Sexual violence was a daily occurrence, and is a form of violation in addition to the regular destruction of villages and the mass killings of their residents. 2.2 million people have been displaced as a result of the ongoing bloodshed these, and despite United Nations' and the United States' involvement and sanctions, the death toll continued to increase. The United Nations Mission in South Sudan (UNMISS) has documented over 100 separate cases of sexual violence, including gang rape and the sexual abuse of minors.

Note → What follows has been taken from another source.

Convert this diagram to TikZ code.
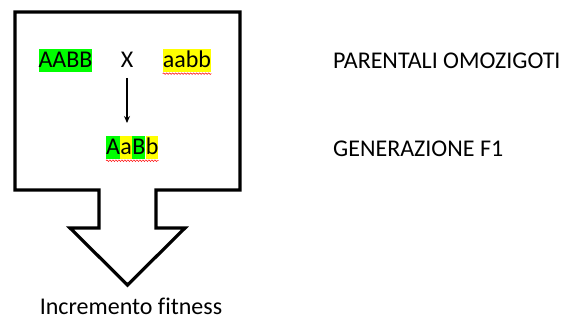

The African Union Commission or the International Criminal Court, through the approval of the UN Security Council, should now establish the hybrid court for South Sudan envisaged in the peace deal signed Augsut 25, 2016, and the UN and other international donors should fully support the court. The international backing of this approach to justice would put great pressure to comply on the governments and legal systems of the countries where the various perpetrators are from. The hybrid court would thereby claim jurisdiction over serious crimes, including the recruitment and use of child soldiers by both aggressors. Additionally, it would have complete authority and independence from other world powers when prosecuting. The increased protection of journalists, researchers and humanitarian aid workers can significantly improve the mental well-being and physical security of South Sudanese people and refugees and decrease the local insurgencies that remain. Ultimately, peacekeeping forces must broker timely and enforceable measures in ending the conflict between the SPLA and the SPLM-IO in order to begin the process of fostering a safer environment in South Sudan.